The substitution method is a fundamental tool in algebra, allowing us to evaluate functions, solve equations, and understand how changes in one variable affect another. In essence, it involves replacing variables with either numbers or expressions to perform calculations. As seen in the provided solution, to evaluate f(x) = x + 6 at x = 4, you simply replace x with 4 and calculate the result, leading to f(4) = 4 + 6, which simplifies to 10. The power of substitution lies in its simplicity and versatility—it can be used for complex expressions and for functions involving multiple variables.

The substitution method also helps in understanding the behavior of functions as you substitute different values for the variable and notice how the output changes. This method forms the basis for more advanced topics such as solving systems of equations or analyzing functional relationships graphically.

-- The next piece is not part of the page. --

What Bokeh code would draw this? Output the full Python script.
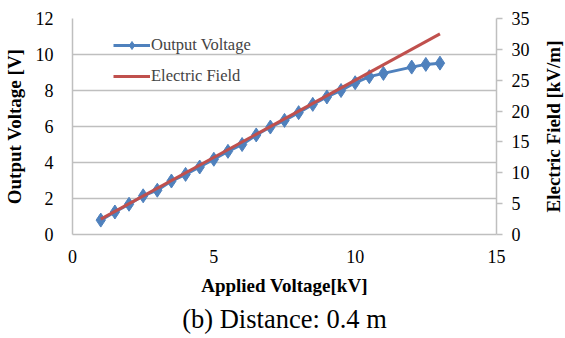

Function notation is the way we represent functions in mathematics, allowing us to communicate and work with functions efficiently. It essentially gives us a shorthand to describe the action of taking an input, applying the function's rule, and finding the output. The exercise uses the function f(x) = x + 6, where f denotes the function, and x is the variable or input value. Function notation comes with a set of conventions; for example, f(4) tells us to evaluate the function f when the input is 4.

Understanding function notation is critical for students because it is used throughout higher mathematics, from calculus to advanced algebra. Additionally, it gives you a language to discuss and think clearly about mathematical functions, an essential skill in mathematical reasoning and subsequent applications in science and engineering.